1965, fin de la période de Garchy. J'y suis retourné de nombreuses fois jusqu'à sa fermeture définitive, mais pour des raisons personnelles uniquement.
L'histoire pourrait s'arrêter là. Je suis entré au CNRS en 1965 en tant qu'attaché de recherche à l'IPG sous la direction de Madame Labrouste, puis de Jean Coulomb. C'est en consultant la bibliographie que je me suis rendu compte de la variété des domaines et des qualités exceptionnelles du travail scientifique de Cagniard qui s'étendait de la théorie des ondes coniques (sa thèse) à l'origine du champ magnétique terrestre, de la magnétotellurique à la gravimétrie, sans oublier un volet industriel (Schlumberger). Mais là, je ne suis pas compétent.
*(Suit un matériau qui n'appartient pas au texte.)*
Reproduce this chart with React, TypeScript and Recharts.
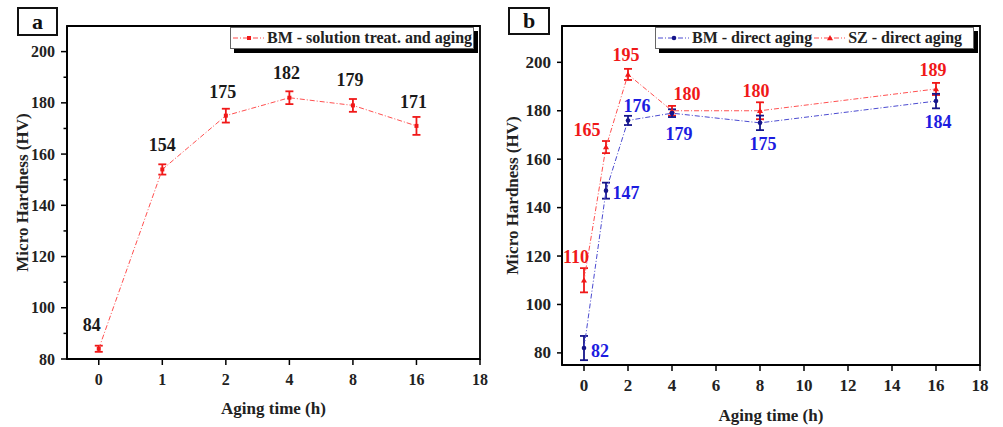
import React from 'react';
import { LineChart, Line, XAxis, YAxis, ErrorBar, LabelList, ReferenceArea, Legend } from 'recharts';

// ---------- data ----------
const catA = ['0', '1', '2', '4', '8', '16', '18'];
const hardA = [84, 154, 175, 182, 179, 171];
const errA = [1.2, 2, 2.7, 2.5, 2.5, 3.5];

const timeB = [0, 1, 2, 4, 8, 16];
const hardBM = [82, 147, 176, 179, 175, 184];
const errBM = [5, 3.3, 1.9, 1.6, 3, 3];
const hardSZ = [110, 165, 195, 180, 180, 189];
const errSZ = [5, 2.5, 2.3, 2, 3.5, 2.5];

const ticksA = [80, 90, 100, 110, 120, 130, 140, 150, 160, 170, 180, 190, 200];
const ticksBY = [80, 100, 120, 140, 160, 180, 200];
const ticksBX = [0, 2, 4, 6, 8, 10, 12, 14, 16, 18];

// label placements (dx, dy from point)
const labelOffA = [[-7, -24], [0, -24], [-3, -24], [-3, -25], [-3, -25], [-3, -24]];
const labelOffSZ = [[-8, -23], [-19, -17], [-2, -19], [15, -17], [-4, -20], [-3, -19]];
const labelOffBM = [[16, 3], [20, 2], [9, -14], [7, 21], [3, 21], [2, 21]];

const dataA = hardA.map((v, i) => ({ x: i, hv: v, err: errA[i] }));
const dataB = timeB.map((t, i) => ({ t, bm: hardBM[i], bmErr: errBM[i], sz: hardSZ[i], szErr: errSZ[i] }));

const FONT = '"Liberation Serif", "Times New Roman", serif';
const RED = '#f01818';
const BLUE = '#1c1ce0';
const NAVY = '#15158a';

// ---------- helpers ----------
const YTick = (props: any) => {
  const { x, y, payload, major, fs } = props;
  const axisX = x + 12;
  const isMajor = major ? major(payload.value) : true;
  return (
    <g>
      <line x1={axisX} x2={axisX - (isMajor ? 6 : 3.5)} y1={y} y2={y} stroke="#000" strokeWidth={1.5} />
      {isMajor && (
        <text x={x} y={y} textAnchor="end" dominantBaseline="central" fontFamily={FONT} fontWeight="bold" fontSize={fs || 16} fill="#222">
          {payload.value}
        </text>
      )}
    </g>
  );
};

const XTick = (props: any) => {
  const { x, y, payload, fmt, fs } = props;
  const axisY = y - 20;
  return (
    <g>
      <line x1={x} x2={x} y1={axisY} y2={axisY + 6} stroke="#000" strokeWidth={1.5} />
      <text x={x} y={y} textAnchor="middle" dominantBaseline="central" fontFamily={FONT} fontWeight="bold" fontSize={fs || 16} fill="#222">
        {fmt ? fmt(payload.value) : payload.value}
      </text>
    </g>
  );
};

const XTitle = (props: any) => {
  const vb = props.viewBox || {};
  return (
    <text x={vb.x + vb.width / 2} y={vb.y + props.dy} textAnchor="middle" dominantBaseline="central" fontFamily={FONT} fontWeight="bold" fontSize={17} fill="#222">
      {props.text}
    </text>
  );
};

const YTitle = (props: any) => {
  const vb = props.viewBox || {};
  const cx = vb.x + props.dx;
  const cy = vb.y + vb.height / 2;
  return (
    <text x={cx} y={cy} transform={`rotate(-90 ${cx} ${cy})`} textAnchor="middle" dominantBaseline="central" fontFamily={FONT} fontWeight="bold" fontSize={17} fill="#222">
      {props.text}
    </text>
  );
};

const makeLabel = (offs: number[][], color: string) => (p: any) => {
  const idx = p.index ?? 0;
  const px = p.viewBox?.x ?? p.x;
  const py = p.viewBox?.y ?? p.y;
  const o = offs[idx] || [0, -20];
  return (
    <text key={`lb-${idx}`} x={px + o[0]} y={py + o[1]} textAnchor="middle" dominantBaseline="central" fontFamily={FONT} fontWeight="bold" fontSize={18} fill={color}>
      {p.value}
    </text>
  );
};

const squareDot = (color: string) => (p: any) => (
  <rect key={`d-${p.index}`} x={p.cx - 2} y={p.cy - 2} width={4} height={4} fill={color} />
);
const circleDot = (color: string) => (p: any) => (
  <circle key={`c-${p.index}`} cx={p.cx} cy={p.cy} r={2.3} fill={color} />
);
const triDot = (color: string) => (p: any) => (
  <path key={`t-${p.index}`} d={`M${p.cx},${p.cy - 3} L${p.cx + 3},${p.cy + 2.2} L${p.cx - 3},${p.cy + 2.2} Z`} fill={color} />
);

const legendBox: React.CSSProperties = {
  height: 22,
  border: '1px solid #666',
  background: '#fff',
  boxShadow: '4px 4px 0 #000',
  display: 'flex',
  alignItems: 'center',
  boxSizing: 'border-box',
  fontFamily: FONT,
  fontWeight: 'bold',
  fontSize: 16,
  color: '#222',
  whiteSpace: 'nowrap',
  overflow: 'hidden',
};

const Sample = ({ color, marker }: { color: string; marker: 'sq' | 'ci' | 'tri' }) => (
  <svg width={36} height={20} style={{ flex: 'none' }}>
    <line x1={2} y1={10} x2={33} y2={10} stroke={color} strokeWidth={1} strokeDasharray="5 2 1 2" />
    {marker === 'sq' && <rect x={16} y={8} width={4} height={4} fill={RED} />}
    {marker === 'ci' && <circle cx={18} cy={10} r={2.3} fill={NAVY} />}
    {marker === 'tri' && <path d="M18,7 L21,12.2 L15,12.2 Z" fill={RED} />}
  </svg>
);

const LegendA = () => (
  <div style={{ ...legendBox, width: 244 }}>
    <Sample color="#ff4a4a" marker="sq" />
    <span>BM - solution treat. and aging</span>
  </div>
);

const LegendB = () => (
  <div style={{ ...legendBox, width: 319 }}>
    <Sample color="#4a4ad0" marker="ci" />
    <span>BM - direct aging</span>
    <Sample color="#ff4a4a" marker="tri" />
    <span>SZ - direct aging</span>
  </div>
);

const PanelTag = ({ text, left, width, height }: any) => (
  <div
    style={{
      position: 'absolute',
      left,
      top: 7,
      width,
      height,
      border: '2px solid #111',
      boxSizing: 'border-box',
      display: 'flex',
      alignItems: 'center',
      justifyContent: 'center',
      fontFamily: FONT,
      fontWeight: 'bold',
      fontSize: 22,
      color: '#111',
      background: '#fff',
    }}
  >
    {text}
  </div>
);

export default function App() {
  return (
    <div style={{ position: 'absolute', left: 0, top: 0, width: 1003, height: 427, background: '#fff', overflow: 'hidden' }}>
      {/* Panel a */}
      <div style={{ position: 'absolute', left: 0, top: 0 }}>
        <LineChart width={500} height={427} data={dataA} margin={{ top: 26, right: 20, bottom: 0, left: 0 }}>
          <ReferenceArea x1={-0.5} x2={6} y1={80} y2={210} fill="none" stroke="#000" strokeWidth={1.8} ifOverflow="visible" />
          <XAxis
            type="number"
            dataKey="x"
            domain={[-0.5, 6]}
            ticks={[0, 1, 2, 3, 4, 5, 6]}
            height={68}
            axisLine={{ stroke: '#000', strokeWidth: 1.8 }}
            tickLine={false}
            tickSize={6}
            tickMargin={14}
            tick={<XTick fmt={(v: number) => catA[v]} />}
            label={<XTitle text="Aging time (h)" dy={49} />}
            allowDataOverflow
          />
          <YAxis
            type="number"
            domain={[80, 210]}
            ticks={ticksA}
            width={67}
            axisLine={{ stroke: '#000', strokeWidth: 1.8 }}
            tickLine={false}
            tickSize={6}
            tickMargin={6}
            tick={<YTick major={(v: number) => v % 20 === 0} />}
            label={<YTitle text="Micro Hardness (HV)" dx={22} />}
            allowDataOverflow
          />
          <Line
            dataKey="hv"
            stroke="#ff5050"
            strokeWidth={1}
            strokeDasharray="5 2 1 2"
            dot={squareDot(RED)}
            isAnimationActive={false}
          >
            <ErrorBar dataKey="err" width={4} stroke={RED} strokeWidth={1.8} direction="y" />
            <LabelList dataKey="hv" content={makeLabel(labelOffA, '#1a1a1a')} />
          </Line>
          <Legend
            layout="horizontal"
            align="center"
            verticalAlign="middle"
            content={<LegendA />}
            wrapperStyle={{ left: 230, top: 27, width: 244, height: 22 }}
          />
        </LineChart>
      </div>

      {/* Panel b */}
      <div style={{ position: 'absolute', left: 500, top: 0 }}>
        <LineChart width={503} height={427} data={dataB} margin={{ top: 26, right: 23, bottom: 0, left: 0 }}>
          <ReferenceArea x1={-1} x2={18} y1={75} y2={215} fill="none" stroke="#000" strokeWidth={1.8} ifOverflow="visible" />
          <XAxis
            type="number"
            dataKey="t"
            domain={[-1, 18]}
            ticks={ticksBX}
            height={62}
            axisLine={{ stroke: '#000', strokeWidth: 1.8 }}
            tickLine={false}
            tickSize={6}
            tickMargin={14}
            tick={<XTick fs={17} />}
            label={<XTitle text="Aging time (h)" dy={50} />}
            allowDataOverflow
          />
          <YAxis
            type="number"
            domain={[75, 215]}
            ticks={ticksBY}
            width={62}
            axisLine={{ stroke: '#000', strokeWidth: 1.8 }}
            tickLine={false}
            tickSize={6}
            tickMargin={5}
            tick={<YTick fs={17} />}
            label={<YTitle text="Micro Hardness (HV)" dx={12} />}
            allowDataOverflow
          />
          <Line
            dataKey="sz"
            stroke="#ff5050"
            strokeWidth={1}
            strokeDasharray="5 2 1 2"
            dot={triDot(RED)}
            isAnimationActive={false}
          >
            <ErrorBar dataKey="szErr" width={4} stroke={RED} strokeWidth={1.8} direction="y" />
            <LabelList dataKey="sz" content={makeLabel(labelOffSZ, RED)} />
          </Line>
          <Line
            dataKey="bm"
            stroke="#4a4ad0"
            strokeWidth={1}
            strokeDasharray="5 2 1 2"
            dot={circleDot(NAVY)}
            isAnimationActive={false}
          >
            <ErrorBar dataKey="bmErr" width={4} stroke={NAVY} strokeWidth={1.8} direction="y" />
            <LabelList dataKey="bm" content={makeLabel(labelOffBM, BLUE)} />
          </Line>
          <Legend
            layout="horizontal"
            align="center"
            verticalAlign="middle"
            content={<LegendB />}
            wrapperStyle={{ left: 155, top: 27, width: 319, height: 22 }}
          />
        </LineChart>
      </div>

      <PanelTag text="a" left={17} width={41} height={29} />
      <PanelTag text="b" left={508} width={42} height={28} />
    </div>
  );
}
Cagniard n'a pas beaucoup publié. Par le nombre de ses publications, il ne pourrait même pas entrer au CNRS aujourd'hui ! Mais chacune de ses publications était un monument. Ses Notes à l'Académie des Sciences sont d'une grande rigueur associée à un style quasi-littéraire qui en rend très agréable la lecture. Son article sur les fondements de la magnétotellurique publié en 1953 dans la revue " Geophysics " a fait longtemps référence et était toujours cité trente ou quarante ans après.
Remarque : James Watson a partagé le prix Nobel en 1952 (découverte de la structure de l'ADN, la fameuse double hélice) avec deux autres chercheurs de Cambridge. Il n'avait que 32 ans et deux ou trois publications seulement. Toujours à l'Université de Cambridge, un grand théoricien de la propagation des ondes sismiques, Chris Chapman (aujourd'hui chez Schlumberger, toujours à Cambridge) a élaboré dans les années 90 une méthode de calcul de sismogrammes synthétiques à partir des travaux de Maslov, un mathématicien russe du début du XIXème siècle, et de … Cagniard et de sa théorie des ondes coniques. Il y a probablement d'autres exemples.
Il est regrettable que les travaux scientifiques de Cagniard continuent à être plus connus à l'étranger que dans son propre pays.